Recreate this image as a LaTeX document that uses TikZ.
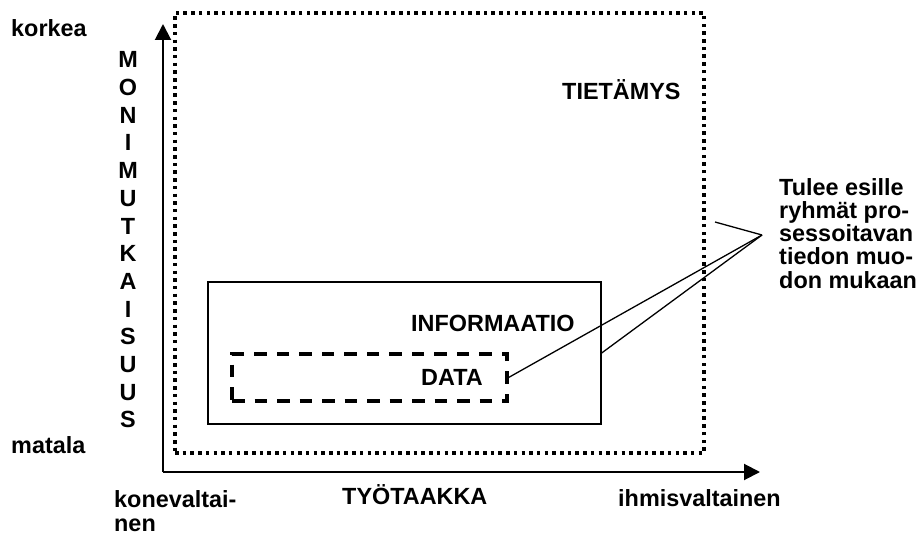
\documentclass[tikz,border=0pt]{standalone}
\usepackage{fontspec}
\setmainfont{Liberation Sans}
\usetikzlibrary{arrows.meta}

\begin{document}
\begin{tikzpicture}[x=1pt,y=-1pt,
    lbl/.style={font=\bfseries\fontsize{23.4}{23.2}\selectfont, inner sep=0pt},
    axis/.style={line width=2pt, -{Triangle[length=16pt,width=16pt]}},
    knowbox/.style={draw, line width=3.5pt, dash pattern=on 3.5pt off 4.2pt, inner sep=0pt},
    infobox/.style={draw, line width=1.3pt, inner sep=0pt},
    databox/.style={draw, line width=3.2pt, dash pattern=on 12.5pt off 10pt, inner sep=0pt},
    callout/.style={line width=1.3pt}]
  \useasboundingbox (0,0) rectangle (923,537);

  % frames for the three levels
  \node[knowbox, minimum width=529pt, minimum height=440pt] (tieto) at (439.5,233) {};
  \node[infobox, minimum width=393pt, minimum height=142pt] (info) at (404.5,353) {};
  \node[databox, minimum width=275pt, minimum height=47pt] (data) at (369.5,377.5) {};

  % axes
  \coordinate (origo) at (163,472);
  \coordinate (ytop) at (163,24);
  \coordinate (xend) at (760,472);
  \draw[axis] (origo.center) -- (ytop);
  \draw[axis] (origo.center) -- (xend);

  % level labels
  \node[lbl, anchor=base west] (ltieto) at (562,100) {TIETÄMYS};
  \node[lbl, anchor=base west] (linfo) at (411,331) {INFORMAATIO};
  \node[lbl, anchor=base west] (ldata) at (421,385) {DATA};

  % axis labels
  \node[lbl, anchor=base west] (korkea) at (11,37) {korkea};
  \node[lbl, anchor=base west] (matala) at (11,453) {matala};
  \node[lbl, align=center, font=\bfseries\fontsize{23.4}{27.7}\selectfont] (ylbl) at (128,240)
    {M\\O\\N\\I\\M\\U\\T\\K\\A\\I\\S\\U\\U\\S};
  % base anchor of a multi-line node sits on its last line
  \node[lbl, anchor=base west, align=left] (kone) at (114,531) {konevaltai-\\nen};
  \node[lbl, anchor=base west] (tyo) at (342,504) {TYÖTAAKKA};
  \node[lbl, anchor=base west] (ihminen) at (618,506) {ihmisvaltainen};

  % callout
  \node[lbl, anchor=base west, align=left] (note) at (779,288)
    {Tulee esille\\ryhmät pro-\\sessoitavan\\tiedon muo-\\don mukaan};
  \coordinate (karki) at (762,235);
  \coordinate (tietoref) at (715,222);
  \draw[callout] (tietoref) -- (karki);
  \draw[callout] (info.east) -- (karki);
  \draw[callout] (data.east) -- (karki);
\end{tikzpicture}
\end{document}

········

Write out again every line above exactly as given; the pictures do not belong in the copy.

# WRITTEN RESPONSE
Recreate this image as a LaTeX document that uses TikZ.
\documentclass[tikz,border=0pt]{standalone}
\usepackage{fontspec}
\setmainfont{Liberation Sans}
\usetikzlibrary{arrows.meta}

\begin{document}
\begin{tikzpicture}[x=1pt,y=-1pt,
    lbl/.style={font=\bfseries\fontsize{23.4}{23.2}\selectfont, inner sep=0pt},
    axis/.style={line width=2pt, -{Triangle[length=16pt,width=16pt]}},
    knowbox/.style={draw, line width=3.5pt, dash pattern=on 3.5pt off 4.2pt, inner sep=0pt},
    infobox/.style={draw, line width=1.3pt, inner sep=0pt},
    databox/.style={draw, line width=3.2pt, dash pattern=on 12.5pt off 10pt, inner sep=0pt},
    callout/.style={line width=1.3pt}]
  \useasboundingbox (0,0) rectangle (923,537);

  % frames for the three levels
  \node[knowbox, minimum width=529pt, minimum height=440pt] (tieto) at (439.5,233) {};
  \node[infobox, minimum width=393pt, minimum height=142pt] (info) at (404.5,353) {};
  \node[databox, minimum width=275pt, minimum height=47pt] (data) at (369.5,377.5) {};

  % axes
  \coordinate (origo) at (163,472);
  \coordinate (ytop) at (163,24);
  \coordinate (xend) at (760,472);
  \draw[axis] (origo.center) -- (ytop);
  \draw[axis] (origo.center) -- (xend);

  % level labels
  \node[lbl, anchor=base west] (ltieto) at (562,100) {TIETÄMYS};
  \node[lbl, anchor=base west] (linfo) at (411,331) {INFORMAATIO};
  \node[lbl, anchor=base west] (ldata) at (421,385) {DATA};

  % axis labels
  \node[lbl, anchor=base west] (korkea) at (11,37) {korkea};
  \node[lbl, anchor=base west] (matala) at (11,453) {matala};
  \node[lbl, align=center, font=\bfseries\fontsize{23.4}{27.7}\selectfont] (ylbl) at (128,240)
    {M\\O\\N\\I\\M\\U\\T\\K\\A\\I\\S\\U\\U\\S};
  % base anchor of a multi-line node sits on its last line
  \node[lbl, anchor=base west, align=left] (kone) at (114,531) {konevaltai-\\nen};
  \node[lbl, anchor=base west] (tyo) at (342,504) {TYÖTAAKKA};
  \node[lbl, anchor=base west] (ihminen) at (618,506) {ihmisvaltainen};

  % callout
  \node[lbl, anchor=base west, align=left] (note) at (779,288)
    {Tulee esille\\ryhmät pro-\\sessoitavan\\tiedon muo-\\don mukaan};
  \coordinate (karki) at (762,235);
  \coordinate (tietoref) at (715,222);
  \draw[callout] (tietoref) -- (karki);
  \draw[callout] (info.east) -- (karki);
  \draw[callout] (data.east) -- (karki);
\end{tikzpicture}
\end{document}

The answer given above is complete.